**MATERIAL TO PROCESS:**
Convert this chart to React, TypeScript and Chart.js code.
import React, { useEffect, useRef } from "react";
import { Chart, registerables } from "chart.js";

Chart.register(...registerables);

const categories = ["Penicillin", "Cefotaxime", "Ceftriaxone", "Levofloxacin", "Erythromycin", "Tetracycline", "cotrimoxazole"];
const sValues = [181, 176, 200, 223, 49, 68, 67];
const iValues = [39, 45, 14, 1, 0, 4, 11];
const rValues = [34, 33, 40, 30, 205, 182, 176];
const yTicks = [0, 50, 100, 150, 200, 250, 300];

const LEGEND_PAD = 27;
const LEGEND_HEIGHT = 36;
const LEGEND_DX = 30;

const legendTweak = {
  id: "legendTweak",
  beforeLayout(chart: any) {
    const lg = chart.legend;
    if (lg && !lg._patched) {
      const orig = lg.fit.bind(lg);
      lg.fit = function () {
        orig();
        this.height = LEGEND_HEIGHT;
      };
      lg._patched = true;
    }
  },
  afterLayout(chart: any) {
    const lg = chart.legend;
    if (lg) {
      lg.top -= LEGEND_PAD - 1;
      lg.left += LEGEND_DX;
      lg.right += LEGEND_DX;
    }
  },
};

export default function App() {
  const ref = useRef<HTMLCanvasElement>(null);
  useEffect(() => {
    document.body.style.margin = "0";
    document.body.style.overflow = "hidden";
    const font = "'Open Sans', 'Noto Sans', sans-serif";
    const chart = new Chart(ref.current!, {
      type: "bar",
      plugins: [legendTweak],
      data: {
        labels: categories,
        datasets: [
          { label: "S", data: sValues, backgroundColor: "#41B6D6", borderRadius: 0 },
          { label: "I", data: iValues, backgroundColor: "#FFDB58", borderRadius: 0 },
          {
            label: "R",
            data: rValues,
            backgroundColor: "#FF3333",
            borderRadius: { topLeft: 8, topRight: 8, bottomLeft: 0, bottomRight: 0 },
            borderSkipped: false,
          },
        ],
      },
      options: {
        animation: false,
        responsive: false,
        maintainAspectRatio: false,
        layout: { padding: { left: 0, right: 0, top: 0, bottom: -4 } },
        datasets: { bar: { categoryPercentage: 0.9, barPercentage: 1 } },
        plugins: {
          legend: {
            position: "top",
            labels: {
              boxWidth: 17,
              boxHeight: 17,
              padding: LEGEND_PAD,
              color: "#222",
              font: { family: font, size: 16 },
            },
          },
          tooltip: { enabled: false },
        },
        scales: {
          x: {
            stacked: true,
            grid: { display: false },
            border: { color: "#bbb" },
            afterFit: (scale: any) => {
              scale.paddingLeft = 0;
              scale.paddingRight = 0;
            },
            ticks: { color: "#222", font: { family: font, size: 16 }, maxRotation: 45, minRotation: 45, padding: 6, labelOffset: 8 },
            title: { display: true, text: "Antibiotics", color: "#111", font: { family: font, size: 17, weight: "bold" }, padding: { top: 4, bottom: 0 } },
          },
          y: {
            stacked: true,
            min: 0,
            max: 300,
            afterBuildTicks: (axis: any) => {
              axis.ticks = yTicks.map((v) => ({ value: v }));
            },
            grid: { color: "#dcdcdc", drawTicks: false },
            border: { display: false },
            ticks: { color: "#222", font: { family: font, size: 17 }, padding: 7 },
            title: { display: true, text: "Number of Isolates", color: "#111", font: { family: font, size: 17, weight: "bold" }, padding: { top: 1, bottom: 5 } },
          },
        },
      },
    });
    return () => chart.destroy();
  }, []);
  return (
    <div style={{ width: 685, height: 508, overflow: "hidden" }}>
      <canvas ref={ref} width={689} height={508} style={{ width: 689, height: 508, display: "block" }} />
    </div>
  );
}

--

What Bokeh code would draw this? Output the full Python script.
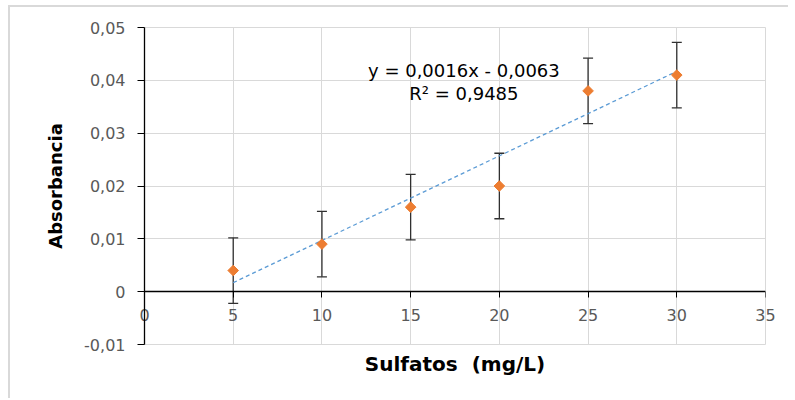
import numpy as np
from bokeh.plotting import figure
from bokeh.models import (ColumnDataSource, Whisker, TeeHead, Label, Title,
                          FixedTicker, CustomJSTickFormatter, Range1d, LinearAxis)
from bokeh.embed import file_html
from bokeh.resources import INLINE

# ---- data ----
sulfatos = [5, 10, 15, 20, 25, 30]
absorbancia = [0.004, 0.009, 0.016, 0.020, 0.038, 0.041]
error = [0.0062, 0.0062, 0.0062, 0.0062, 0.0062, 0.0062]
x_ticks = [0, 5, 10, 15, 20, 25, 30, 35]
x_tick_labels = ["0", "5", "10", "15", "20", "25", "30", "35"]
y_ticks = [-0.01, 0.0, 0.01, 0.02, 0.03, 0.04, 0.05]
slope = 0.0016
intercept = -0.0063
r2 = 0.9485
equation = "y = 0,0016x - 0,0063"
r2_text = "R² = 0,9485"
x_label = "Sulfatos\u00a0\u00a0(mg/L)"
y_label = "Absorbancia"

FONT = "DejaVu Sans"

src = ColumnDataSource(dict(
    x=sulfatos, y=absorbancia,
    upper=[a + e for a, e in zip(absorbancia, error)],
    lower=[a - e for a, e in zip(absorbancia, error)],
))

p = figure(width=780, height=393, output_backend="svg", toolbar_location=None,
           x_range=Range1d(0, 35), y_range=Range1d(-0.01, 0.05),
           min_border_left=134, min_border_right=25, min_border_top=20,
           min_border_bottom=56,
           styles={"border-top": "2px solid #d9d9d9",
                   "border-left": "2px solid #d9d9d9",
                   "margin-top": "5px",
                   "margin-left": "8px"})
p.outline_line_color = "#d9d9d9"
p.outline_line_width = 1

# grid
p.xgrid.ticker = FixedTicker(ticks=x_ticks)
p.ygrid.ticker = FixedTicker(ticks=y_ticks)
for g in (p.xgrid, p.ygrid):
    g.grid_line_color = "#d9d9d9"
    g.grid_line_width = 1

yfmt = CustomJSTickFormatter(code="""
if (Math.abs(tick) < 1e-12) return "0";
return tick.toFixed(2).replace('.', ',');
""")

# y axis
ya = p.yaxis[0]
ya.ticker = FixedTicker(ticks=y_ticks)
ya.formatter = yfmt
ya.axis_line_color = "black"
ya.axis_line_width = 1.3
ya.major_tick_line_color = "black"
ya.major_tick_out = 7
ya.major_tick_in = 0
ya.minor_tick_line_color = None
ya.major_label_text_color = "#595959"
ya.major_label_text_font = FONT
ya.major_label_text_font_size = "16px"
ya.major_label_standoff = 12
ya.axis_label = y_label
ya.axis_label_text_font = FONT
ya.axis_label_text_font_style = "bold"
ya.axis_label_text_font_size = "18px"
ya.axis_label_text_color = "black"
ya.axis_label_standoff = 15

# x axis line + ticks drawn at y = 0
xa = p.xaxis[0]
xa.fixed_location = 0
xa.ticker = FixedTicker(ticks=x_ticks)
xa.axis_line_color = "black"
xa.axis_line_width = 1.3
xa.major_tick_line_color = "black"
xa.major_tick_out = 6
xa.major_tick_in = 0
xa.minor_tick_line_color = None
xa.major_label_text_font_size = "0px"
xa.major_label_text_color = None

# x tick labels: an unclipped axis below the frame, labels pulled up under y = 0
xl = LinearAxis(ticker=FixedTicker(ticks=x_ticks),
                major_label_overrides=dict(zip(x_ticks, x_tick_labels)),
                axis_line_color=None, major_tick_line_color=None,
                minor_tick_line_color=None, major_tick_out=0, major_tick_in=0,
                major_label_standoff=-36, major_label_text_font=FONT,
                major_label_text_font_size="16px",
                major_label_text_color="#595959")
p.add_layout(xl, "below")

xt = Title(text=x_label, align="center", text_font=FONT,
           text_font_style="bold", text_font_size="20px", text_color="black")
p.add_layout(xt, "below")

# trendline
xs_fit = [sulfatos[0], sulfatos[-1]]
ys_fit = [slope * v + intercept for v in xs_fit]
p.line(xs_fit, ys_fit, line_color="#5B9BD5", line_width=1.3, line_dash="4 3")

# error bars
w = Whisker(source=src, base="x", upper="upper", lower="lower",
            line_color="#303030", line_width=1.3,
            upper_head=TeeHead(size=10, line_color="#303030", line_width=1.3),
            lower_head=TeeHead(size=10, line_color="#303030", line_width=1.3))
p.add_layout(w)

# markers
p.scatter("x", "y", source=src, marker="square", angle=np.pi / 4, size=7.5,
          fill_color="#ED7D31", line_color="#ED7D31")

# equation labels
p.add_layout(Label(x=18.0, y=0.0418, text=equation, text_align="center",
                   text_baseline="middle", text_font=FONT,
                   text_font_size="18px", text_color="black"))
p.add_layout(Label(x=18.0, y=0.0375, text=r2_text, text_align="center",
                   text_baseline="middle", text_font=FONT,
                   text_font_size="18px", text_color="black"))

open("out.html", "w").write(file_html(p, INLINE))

* * *

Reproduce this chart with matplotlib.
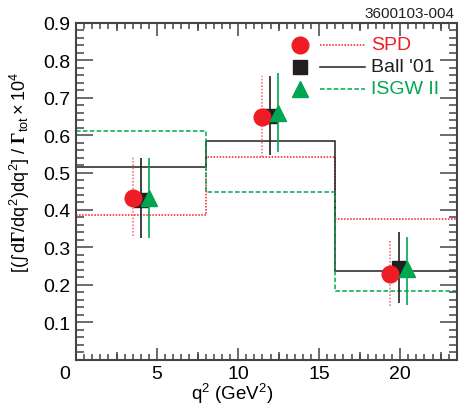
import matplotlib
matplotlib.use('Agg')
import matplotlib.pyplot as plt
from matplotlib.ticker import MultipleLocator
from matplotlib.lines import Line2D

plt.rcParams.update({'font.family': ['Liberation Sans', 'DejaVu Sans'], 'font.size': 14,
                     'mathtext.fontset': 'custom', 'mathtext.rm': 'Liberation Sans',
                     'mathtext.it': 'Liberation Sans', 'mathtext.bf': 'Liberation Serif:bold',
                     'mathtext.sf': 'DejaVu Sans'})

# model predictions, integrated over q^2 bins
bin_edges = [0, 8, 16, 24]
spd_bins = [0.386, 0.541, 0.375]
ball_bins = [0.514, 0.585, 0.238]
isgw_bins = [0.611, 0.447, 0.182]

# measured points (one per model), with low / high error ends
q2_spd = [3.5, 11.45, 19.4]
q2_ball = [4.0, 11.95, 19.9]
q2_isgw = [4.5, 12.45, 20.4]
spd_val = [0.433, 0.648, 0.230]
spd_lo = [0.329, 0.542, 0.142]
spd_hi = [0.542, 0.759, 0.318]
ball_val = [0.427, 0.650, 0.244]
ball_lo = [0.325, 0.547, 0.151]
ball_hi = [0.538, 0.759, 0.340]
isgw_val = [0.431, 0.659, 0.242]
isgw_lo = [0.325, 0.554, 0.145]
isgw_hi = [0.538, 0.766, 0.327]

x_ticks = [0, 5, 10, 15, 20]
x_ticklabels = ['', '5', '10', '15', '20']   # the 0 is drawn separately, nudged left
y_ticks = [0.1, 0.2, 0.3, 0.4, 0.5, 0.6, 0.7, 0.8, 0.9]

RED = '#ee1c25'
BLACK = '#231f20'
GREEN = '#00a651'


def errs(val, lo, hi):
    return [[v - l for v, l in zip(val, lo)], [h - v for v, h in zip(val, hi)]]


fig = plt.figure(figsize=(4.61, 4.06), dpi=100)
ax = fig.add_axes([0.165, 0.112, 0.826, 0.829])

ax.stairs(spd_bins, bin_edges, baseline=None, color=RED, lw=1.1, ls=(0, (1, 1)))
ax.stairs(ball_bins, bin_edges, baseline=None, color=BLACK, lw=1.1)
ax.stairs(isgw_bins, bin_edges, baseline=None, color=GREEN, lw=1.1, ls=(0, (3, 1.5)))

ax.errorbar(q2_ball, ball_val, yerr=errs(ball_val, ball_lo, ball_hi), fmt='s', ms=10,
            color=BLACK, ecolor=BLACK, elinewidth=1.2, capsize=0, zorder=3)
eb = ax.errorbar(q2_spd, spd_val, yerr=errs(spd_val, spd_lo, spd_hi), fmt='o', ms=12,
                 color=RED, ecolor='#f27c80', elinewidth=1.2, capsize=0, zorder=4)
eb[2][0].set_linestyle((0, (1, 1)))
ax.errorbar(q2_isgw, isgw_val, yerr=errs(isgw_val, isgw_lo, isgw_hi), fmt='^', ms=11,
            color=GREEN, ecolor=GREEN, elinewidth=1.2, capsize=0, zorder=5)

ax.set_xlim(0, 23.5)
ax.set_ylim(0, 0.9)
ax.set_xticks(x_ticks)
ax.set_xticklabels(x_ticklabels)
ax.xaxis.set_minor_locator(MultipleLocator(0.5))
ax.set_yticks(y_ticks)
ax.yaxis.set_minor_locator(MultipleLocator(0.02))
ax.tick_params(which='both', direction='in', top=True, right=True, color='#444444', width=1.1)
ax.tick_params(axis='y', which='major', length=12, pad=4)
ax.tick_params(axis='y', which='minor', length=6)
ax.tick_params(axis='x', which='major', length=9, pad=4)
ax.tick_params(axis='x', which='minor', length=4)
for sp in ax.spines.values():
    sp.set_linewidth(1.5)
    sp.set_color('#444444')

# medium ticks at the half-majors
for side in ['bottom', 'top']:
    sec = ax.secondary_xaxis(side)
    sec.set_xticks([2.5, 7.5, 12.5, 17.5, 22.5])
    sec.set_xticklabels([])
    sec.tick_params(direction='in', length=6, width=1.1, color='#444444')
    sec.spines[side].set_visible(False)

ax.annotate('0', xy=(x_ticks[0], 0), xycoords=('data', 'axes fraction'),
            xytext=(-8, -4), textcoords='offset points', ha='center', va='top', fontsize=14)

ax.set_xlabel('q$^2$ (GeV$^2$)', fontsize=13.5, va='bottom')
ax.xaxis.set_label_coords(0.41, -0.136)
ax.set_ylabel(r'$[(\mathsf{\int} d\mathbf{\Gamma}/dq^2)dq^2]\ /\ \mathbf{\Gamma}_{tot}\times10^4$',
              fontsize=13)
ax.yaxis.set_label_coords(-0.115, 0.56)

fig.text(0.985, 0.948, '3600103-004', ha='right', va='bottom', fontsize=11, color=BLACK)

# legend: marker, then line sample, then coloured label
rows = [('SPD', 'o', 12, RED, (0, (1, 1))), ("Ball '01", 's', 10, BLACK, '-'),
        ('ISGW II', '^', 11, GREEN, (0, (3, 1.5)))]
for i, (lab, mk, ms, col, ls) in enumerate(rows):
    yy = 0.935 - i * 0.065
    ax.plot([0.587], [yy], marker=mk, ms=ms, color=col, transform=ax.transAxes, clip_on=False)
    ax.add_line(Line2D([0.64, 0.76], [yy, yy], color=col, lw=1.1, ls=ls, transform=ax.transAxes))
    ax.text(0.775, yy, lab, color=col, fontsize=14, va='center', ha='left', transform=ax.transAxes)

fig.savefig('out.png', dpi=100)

**WHAT TO DO:**
Copy out the listing above from the line containing "What Bokeh code" to the line containing "from bokeh.resources import INLINE", both included, exactly as written and minus the images.

**ANSWER BELOW:**
What Bokeh code would draw this? Output the full Python script.
import numpy as np
from bokeh.plotting import figure
from bokeh.models import (ColumnDataSource, Whisker, TeeHead, Label, Title,
                          FixedTicker, CustomJSTickFormatter, Range1d, LinearAxis)
from bokeh.embed import file_html
from bokeh.resources import INLINE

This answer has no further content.